Bare beginnings[edit | edit source]

Hironobu Sakaguchi joined Squaresoft right after graduating from college, and began to take interest in their video gaming projects. This was during the good-ol' '80s, when badass films and badass shooter and platforming games ruled the roost. With his help, Squaresoft managed to release quite a few decent titles, like 3D World Runner, its sequel JJ, Rad Racer, Rad Racer II and Cruise Chaser Blassty. These games were fun to play, and some even had a 3D feature, but the problem was they weren't really selling. Modest to poor sales of their titles pushed them to the edge of bankruptcy, and Sakaguchi decided that his next game would probably be his last before he dumped the company and looked for a more secure job offering.

That very epiphany quickly turned into an ingenious scheme. What if he didn't intend on making his next game his final game, but only pretended that this was the case? Gamers who hadn't even heard of Squaresoft would find out about a poor company releasing its last game before shutting down. Gaming journals would no doubt pick up on the fact that yet another gaming company was about to bite the dust. The company executives could then rant about how despite releasing cute and fun games, they weren't given their due. And the resulting sympathy wave would save Squaresoft's ass.

Hironobu immediately went about implementing his scheme. He couldn't harp about a "final" game without actually making one. So he plagiarized the concept and gameplay of the more successful Enix's Dragon Warrior, and decided to have his way with whatever else was required, like graphics and music and all that. He inadvertently mutilated the Enix game beyond recognition, as for some reason he'd decided to make his game an even more bloated and tedious mess than Enix's RPG was.

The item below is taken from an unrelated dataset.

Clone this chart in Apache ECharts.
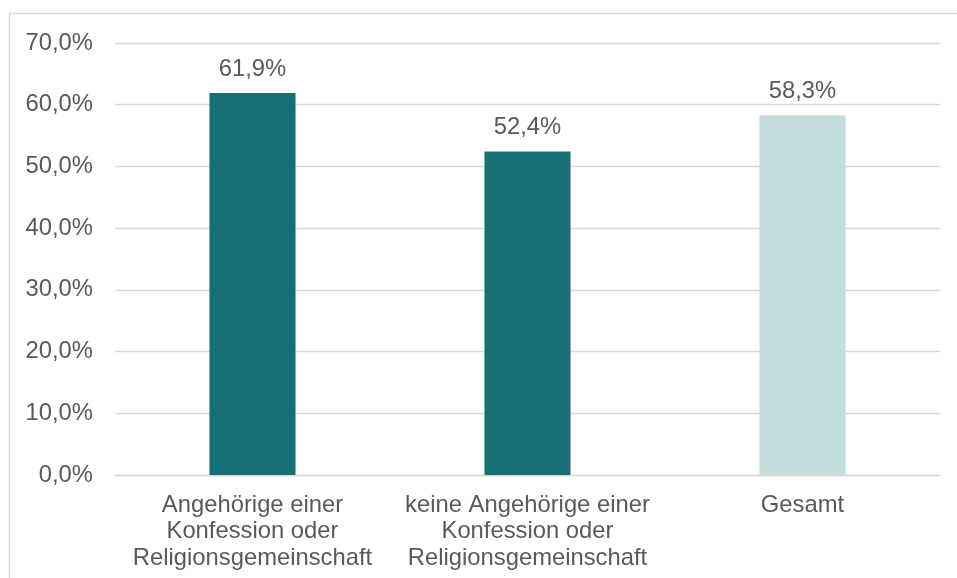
<!DOCTYPE html>
<html>
<head>
<meta charset="utf-8">
<script src="https://cdn.jsdelivr.net/npm/echarts@6/dist/echarts.min.js"></script>
<style>
html,body{margin:0;padding:0;background:#fff;}
#chart{width:957px;height:578px;}
</style>
</head>
<body>
<div id="chart"></div>
<script>
const categories = [
  "Angehörige einer\nKonfession oder\nReligionsgemeinschaft",
  "keine Angehörige einer\nKonfession oder\nReligionsgemeinschaft",
  "Gesamt"
];
const values = [61.9, 52.4, 58.3];
const yTicks = [0, 10, 20, 30, 40, 50, 60, 70];

const DARK = '#177075';
const LIGHT = '#c3dcde';
const TEXT = '#595959';
const FONT = '"Liberation Sans", Arial, sans-serif';
const FS = 23.8;

const fmt = v => v.toFixed(1).replace('.', ',') + '%';

const chart = echarts.init(document.getElementById('chart'), null, {renderer: 'canvas'});
chart.setOption({
  animation: false,
  backgroundColor: '#ffffff',
  graphic: [{
    type: 'rect',
    shape: {x: 9.5, y: 13.5, width: 1000, height: 700},
    style: {fill: 'none', stroke: '#d9d9d9', lineWidth: 1.5},
    silent: true,
    z: -1
  }],
  grid: {left: 115, right: 17, top: 43, bottom: 103, containLabel: false},
  xAxis: {
    type: 'category',
    data: categories,
    axisLine: {show: true, lineStyle: {color: '#d9d9d9', width: 1.3}},
    axisTick: {show: false},
    axisLabel: {
      color: TEXT, fontFamily: FONT, fontSize: FS, lineHeight: 26.5,
      margin: 17, interval: 0, align: 'center'
    }
  },
  yAxis: {
    type: 'value',
    min: yTicks[0],
    max: yTicks[yTicks.length - 1],
    interval: 10,
    axisLine: {show: false},
    axisTick: {show: false},
    splitLine: {lineStyle: {color: '#d9d9d9', width: 1.3}},
    axisLabel: {
      color: TEXT, fontFamily: FONT, fontSize: FS, margin: 22,
      formatter: v => fmt(v)
    }
  },
  series: [{
    type: 'bar',
    data: values,
    barWidth: '31.3%',
    itemStyle: {
      color: p => (p.dataIndex === values.length - 1 ? LIGHT : DARK)
    },
    label: {
      show: true,
      position: 'top',
      distance: 12,
      color: TEXT,
      fontFamily: FONT,
      fontSize: FS,
      formatter: p => fmt(p.value)
    }
  }]
});
</script>
</body>
</html>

He then decided to give the game a name that would remind us of his con job for years to come- "Final Fantasy". The plan worked brilliantly. Everybody thought that Hironobu had decided to indulge in a bit of gallows humor while naming the game. They were completely oblivious to how badly they had fallen for Hironobu Sakaguchi tricks. And so the game started selling better than hot cakes, as well as all of Square's previous releases put together. By the end of its initial run, more than half a million copies had been sold, well more than enough to save Squaresoft's butt.

Squaresoft decided to cash in on the sympathy wave by naming their next RPG "Final Fantasy II". Ironically, this game had almost nothing in common with its predecessor. For the sake of having a "better story", they decided to completely change the plot and setting of their "sequel". While the first game was about four interchangeable protagonists saving the world, the sequel was about four protagonists who are nearly killed off due to being attacked by an evil empire. While three of them are rescued and try to defeat the evil empire, the fourth one takes the evil emperor's place once he's been defeated. Just as the three protagonists manage to bring about a change of heart in the fourth one, the evil emperor returns from hell and attempts to destroy the world. The four of them must now reunite to save the world, again.

The transition from a one-line story to a one-paragraph story worked wonders for the sequel, and it was a huge success in Japan. However, it didn't quite break the records set-up by its predecessor. In later years, critics would argue that this was due to an even more frustrating leveling-up system than what the first game had. Instead of gaining experience from every battle, players now had to endure a skill-based leveling-up system, wherein you needed to use the sword to gain melee exp, the bow and arrow to gain ranged exp, and get whacked multiple times to gain hit-point exp. Needless to say, players positively hated these new changes, but decided to buy the game anyways, fearing the company may shut down for real if they don't.